The Bail Act - a protector or a sham?

by

March 21, 2016

After being promulgated with much pomp 15 years ago, the Bail Act, 2000 ['the Act'] should be reviewed to determine whether it has made a difference, in a positive way, to the administration of justice or is it a sham, in that it purports to give legal rights and protection of liberty, which, in reality, is not the case.

The guiding principle underlying the right to bail is enshrined in Section 3 (a) of the Charter of Fundamental Rights and Freedoms (Constitutional Amendment) Act ('the Charter'), which provides for, among other things, a right to liberty. With respect to bail, Section 14 (4) of the Act, which outlines the entitlement to bail, states clearly that: ".... every person who is charged with an offence shall be entitled to the grant of bail by a court, a justice of the peace or a police officer, as the case may require".

It should be borne in mind that detention before conviction directly impacts the presumption of innocence. Indeed, one of the pillars on which our justice system rests is that a defendant will not be punished without due process of law. However, in the criminal justice system in Jamaica, it is not unusual for persons to be on remand for several years without a trial. This long period of remand without a trial also infringes on the constitutional rights of the defendant to a fair trial within a reasonable time. However, given the circumstances that prevail in an underfunded and inefficient criminal justice system, some persons may believe that a prolonged period of pretrial remand for several years is not unreasonable.

Another problem with the proper and effective administration of the Act relates to the provision that where a resident magistrate refuses bail, the court shall give reasons and include a note of those reasons to the defendant or his representative within 24 hours. This provision seems to be more honoured in its breach than in its observance. It also gives rise to some practical difficulties. If the defendant is unrepresented, it is unlikely that the reason for refusal of bail would be handed to him while in custody. Second, if the defendant is represented and bail is, say, refused on a Friday, there is no system in place for his attorney-at-law to collect the reasons on Saturday or even Sunday. Third, there is no sanction if the resident magistrate should fail to give such reasons within the time prescribed or at all.

A most serious shortcoming with the Act, in my view, is that it does not provide the defendant with a right of appeal beyond to a judge of the Supreme Court, while the prosecution is afforded such a right. Thus, if the defendant's appeal of the resident magistrate's decision to the Supreme Court is unsuccessful, that is the end of the matter, unless there are NEW circumstances that require the renewal of the application.
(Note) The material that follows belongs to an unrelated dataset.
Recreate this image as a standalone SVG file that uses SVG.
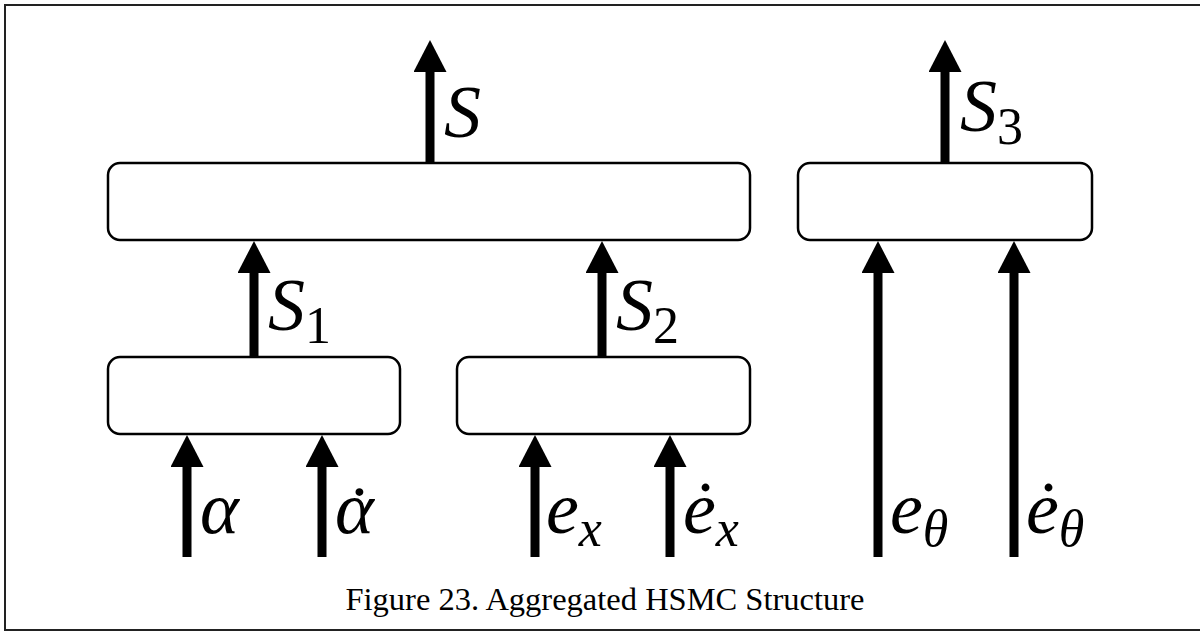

This is so although the Act provides that the defendant has the right to make an application for bail on each occasion that he appears before the court.

In my view, serious consideration should be given to granting a defendant, who has been denied bail by a judge of the Supreme Court, the RIGHT to an appeal to the Court of Appeal, even on specified conditions. By doing so, the legislature would show greater regard to the liberty of our citizens.

Indeed, the provisions of the Act should be strengthened by the legislature, where necessary, and be strictly observed by our justice system so that it can more serve as a protector of the rights and freedoms of our people and not as a sham. Nothing less will do.